Ils sont jugés lors d'un procès sommaire, dans un tribunal colonial où siègent trois juges britanniques et deux égyptiens, et présidé par Boutros Ghali Pacha. Ce tribunal juge sans appel[2]. Les avocats ont des plaidoiries qui sont similaires à l'accusation, et les paysans, méprisés autant par les colons que par les élites égyptiennes, ne sont soutenus ni par les nationalistes ni par les indépendantistes[2].
Quatre hommes sont reconnus coupables du meurtre de l'officier décédé et sont condamnés à mort. Deux autres sont condamnés à la réclusion à perpétuité ; vingt-six villageois ont reçu diverses peines de travaux forcés et ont été fouettés. L'un des condamnés à mort, Hassan, est pendu devant sa maison et devant sa famille, ce qui était inhabituel dans les cérémonies d'exécution des peines capitales.
La dureté des condamnations et leur mode d'application suscite l'indignation de la population, et la presse égyptienne nationaliste la dénonce comme particulièrement cruelle en vilipendant le procès comme un « symbole pur et simple de la tyrannie » (notamment Al Liwa de Kamil Pacha). Les journaux anglophones et francophones d'Égypte se font aussi l'écho de l'affaire, ainsi que quelques journaux européens comme Le Figaro ou le New York Times. Finalement, l'affaire remonte jusqu'au Parlement et le gouverneur d'Égypte, Lord Cromer, doit renoncer à son poste, mais avec les félicitations de la Chambre des communes qui lui attribue une récompense de plusieurs dizaines de milliers de livres sterling. La campagne pour les villageois toujours emprisonnés aboutit à leur libération en janvier 1908[2].

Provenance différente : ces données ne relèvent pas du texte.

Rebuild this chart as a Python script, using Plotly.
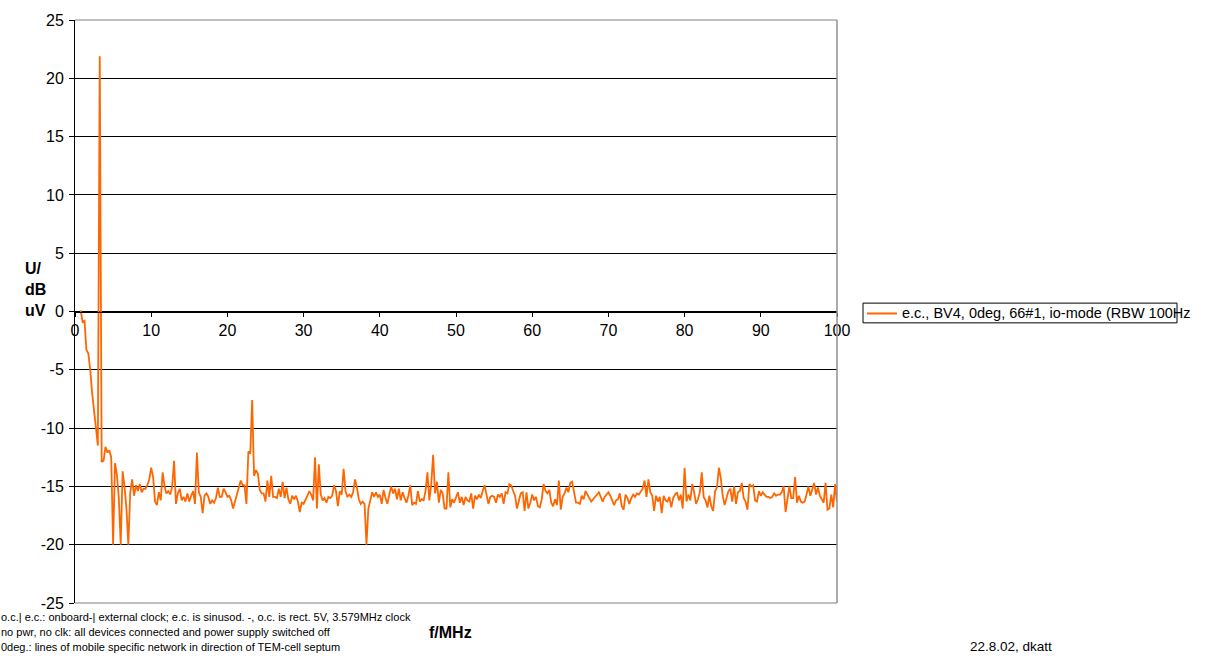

L'explication donnée par les Britanniques reflètent leurs peurs de dominants : ils y voyaient en effet la main des nationalistes égyptiens suscitant un djihad ; les élites égyptiennes y voyaient de leur côté la marque de l'arriération des fellahs qu'elles méprisent. L'incident est ensuite constamment rappelé comme un marqueur de la barbarie du colon britannique, jusqu'à être intégré dans un roman de Abd Al-Rahman Al-Râfi’i dans les années 1930[2].

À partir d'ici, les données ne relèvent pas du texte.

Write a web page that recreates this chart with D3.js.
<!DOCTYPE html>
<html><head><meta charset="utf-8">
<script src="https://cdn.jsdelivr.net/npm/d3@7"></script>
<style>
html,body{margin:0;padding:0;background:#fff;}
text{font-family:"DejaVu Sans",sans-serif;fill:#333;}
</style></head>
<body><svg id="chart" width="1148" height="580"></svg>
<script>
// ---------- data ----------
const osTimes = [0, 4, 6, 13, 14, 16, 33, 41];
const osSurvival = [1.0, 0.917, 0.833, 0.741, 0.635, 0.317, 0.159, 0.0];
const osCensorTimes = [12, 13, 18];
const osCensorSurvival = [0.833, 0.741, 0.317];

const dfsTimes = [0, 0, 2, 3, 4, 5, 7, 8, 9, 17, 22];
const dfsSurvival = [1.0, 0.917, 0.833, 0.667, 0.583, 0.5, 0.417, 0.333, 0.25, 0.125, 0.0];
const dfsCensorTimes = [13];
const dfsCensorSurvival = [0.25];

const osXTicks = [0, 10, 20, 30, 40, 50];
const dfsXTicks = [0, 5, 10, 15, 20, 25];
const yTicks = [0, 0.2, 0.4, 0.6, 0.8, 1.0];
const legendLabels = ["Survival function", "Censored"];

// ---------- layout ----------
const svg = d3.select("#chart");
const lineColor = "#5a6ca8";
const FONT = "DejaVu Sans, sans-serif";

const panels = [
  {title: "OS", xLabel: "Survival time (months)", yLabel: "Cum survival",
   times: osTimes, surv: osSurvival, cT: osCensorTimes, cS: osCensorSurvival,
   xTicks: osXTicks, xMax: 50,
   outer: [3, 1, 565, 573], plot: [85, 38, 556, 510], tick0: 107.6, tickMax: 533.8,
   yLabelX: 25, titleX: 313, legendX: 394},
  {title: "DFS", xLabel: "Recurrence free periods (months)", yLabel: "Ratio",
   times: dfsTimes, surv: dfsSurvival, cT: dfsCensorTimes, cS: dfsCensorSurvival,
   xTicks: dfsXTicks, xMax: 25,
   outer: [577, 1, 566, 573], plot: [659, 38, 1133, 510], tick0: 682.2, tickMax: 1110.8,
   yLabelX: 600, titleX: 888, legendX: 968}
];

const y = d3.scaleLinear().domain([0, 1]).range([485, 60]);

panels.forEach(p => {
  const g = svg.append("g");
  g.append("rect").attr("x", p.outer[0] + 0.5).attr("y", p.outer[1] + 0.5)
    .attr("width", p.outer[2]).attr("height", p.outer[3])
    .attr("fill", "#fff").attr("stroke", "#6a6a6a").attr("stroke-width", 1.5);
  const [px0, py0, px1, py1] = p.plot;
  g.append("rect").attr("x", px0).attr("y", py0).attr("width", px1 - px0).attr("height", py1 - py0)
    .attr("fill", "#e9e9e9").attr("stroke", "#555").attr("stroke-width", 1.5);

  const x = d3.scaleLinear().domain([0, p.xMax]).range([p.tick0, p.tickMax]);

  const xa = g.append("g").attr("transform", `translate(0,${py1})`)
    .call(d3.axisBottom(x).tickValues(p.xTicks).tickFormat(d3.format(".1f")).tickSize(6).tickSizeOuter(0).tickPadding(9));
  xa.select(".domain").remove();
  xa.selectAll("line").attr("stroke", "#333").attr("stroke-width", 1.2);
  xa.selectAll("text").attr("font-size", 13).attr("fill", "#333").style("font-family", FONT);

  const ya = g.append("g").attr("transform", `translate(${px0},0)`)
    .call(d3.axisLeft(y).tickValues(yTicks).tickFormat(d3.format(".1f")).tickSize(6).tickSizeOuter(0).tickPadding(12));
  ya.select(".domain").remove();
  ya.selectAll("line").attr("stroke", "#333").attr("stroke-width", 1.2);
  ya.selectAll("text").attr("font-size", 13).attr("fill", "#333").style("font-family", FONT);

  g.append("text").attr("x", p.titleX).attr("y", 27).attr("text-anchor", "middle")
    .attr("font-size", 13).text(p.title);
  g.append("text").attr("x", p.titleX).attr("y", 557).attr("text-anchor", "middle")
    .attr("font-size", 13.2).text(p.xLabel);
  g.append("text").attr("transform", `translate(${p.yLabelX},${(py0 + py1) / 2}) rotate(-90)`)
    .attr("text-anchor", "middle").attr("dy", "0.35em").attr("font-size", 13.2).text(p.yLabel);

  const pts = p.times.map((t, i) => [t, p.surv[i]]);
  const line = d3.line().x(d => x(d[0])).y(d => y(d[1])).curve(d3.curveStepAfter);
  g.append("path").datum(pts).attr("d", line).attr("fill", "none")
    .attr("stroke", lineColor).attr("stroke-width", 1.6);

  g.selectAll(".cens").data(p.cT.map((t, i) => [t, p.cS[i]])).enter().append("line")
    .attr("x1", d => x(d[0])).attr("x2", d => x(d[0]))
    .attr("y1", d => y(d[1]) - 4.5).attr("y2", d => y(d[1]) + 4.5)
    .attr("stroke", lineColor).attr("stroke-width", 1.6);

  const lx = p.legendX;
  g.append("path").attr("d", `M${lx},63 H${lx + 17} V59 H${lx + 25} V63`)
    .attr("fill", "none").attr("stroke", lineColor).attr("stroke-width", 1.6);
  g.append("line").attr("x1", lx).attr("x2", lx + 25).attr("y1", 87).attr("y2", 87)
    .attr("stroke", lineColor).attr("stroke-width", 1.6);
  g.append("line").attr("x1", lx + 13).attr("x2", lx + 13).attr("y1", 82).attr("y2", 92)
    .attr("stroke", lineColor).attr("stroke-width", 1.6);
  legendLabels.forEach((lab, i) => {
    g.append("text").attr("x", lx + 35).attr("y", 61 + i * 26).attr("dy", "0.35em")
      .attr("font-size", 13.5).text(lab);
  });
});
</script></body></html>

Or, la chasse, notamment aux oiseaux mais aussi au renard, était pratiquée par les Européens comme un sport aristocratique, sans considération pour les impacts sur la population locale et sur les usages, ni pour les cultures qu'ils piétinent allègrement. Or la fiente des pigeons était utilisée comme engrais pour les cultures de courge. La chasse au héron garde-bœufs, confondu avec l'ibis antique, aboutit à la prolifération d'insectes menaçant les cultures de coton, et à l'imposition d'une corvée pour les éliminer à la main. Les paysans contestaient donc depuis des décennies ces pratiques occidentales et coloniales[2].
Cinquante ans plus tard, le journaliste égyptien Mohamed Hassanein Heikal prononça cette phrase : « Les pigeons de Denshawai sont retournés se percher à la maison », à propos de l'issue de la crise de Suez en 1956.

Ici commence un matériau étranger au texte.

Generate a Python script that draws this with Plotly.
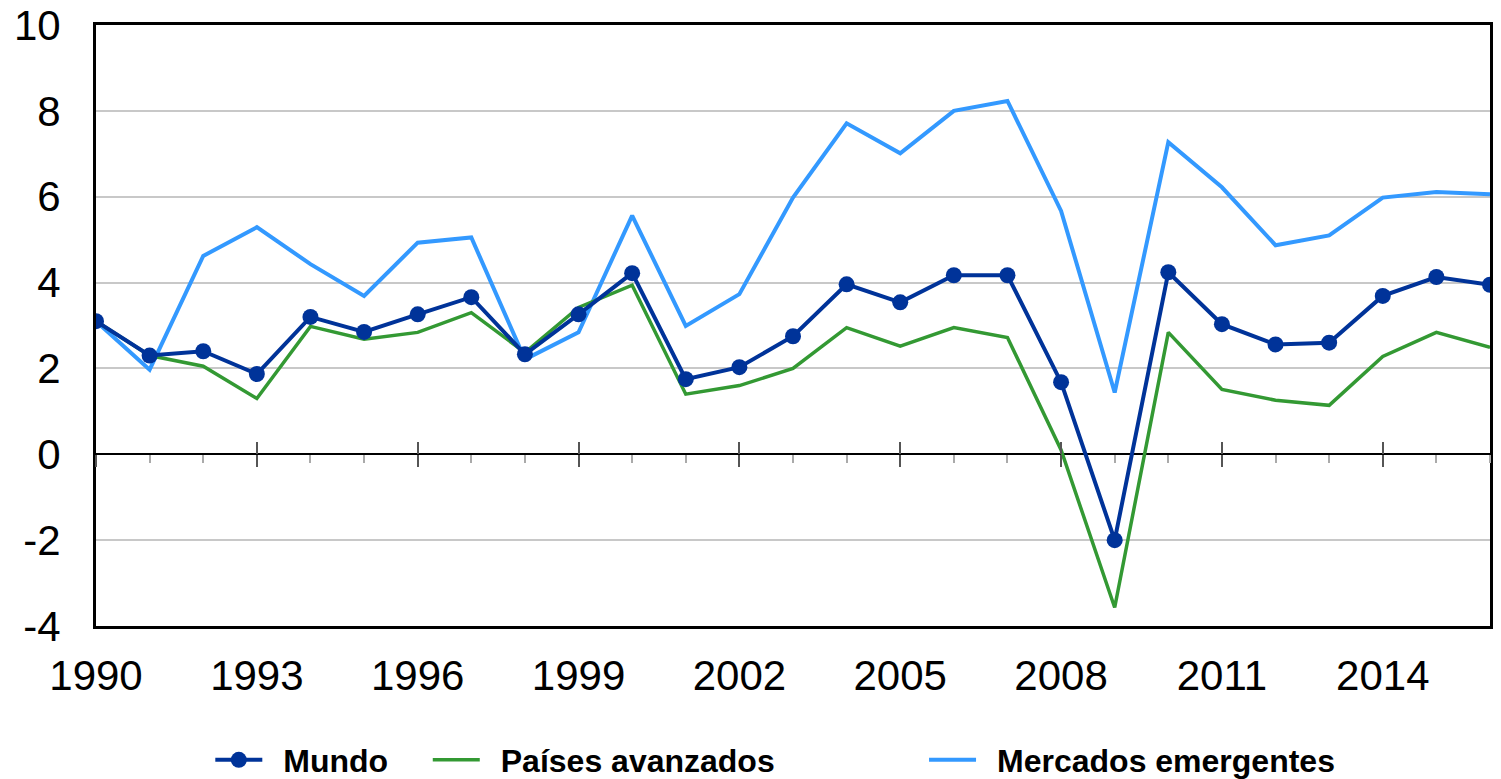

"The Hanging of Zahran" (Les pendus de Zahran) est un poème de Salah Abdel Sabour inspiré de l'incident. Nagui Riad tira le film Friend of Life de ce poème.
"27 June 1906, 2:00 pm" est un poème de Constantine P. Cavafy, qui commence par ces vers : "Quand les Chrétiens prennent et pendent/ l'innocent garçon de dix-sept ans/ sa mère qui à côté de l'échafaud/ s'était traînée..."
Le Denshway Museum a été inauguré en juillet 1999, en mémoire des victimes de ces évènements.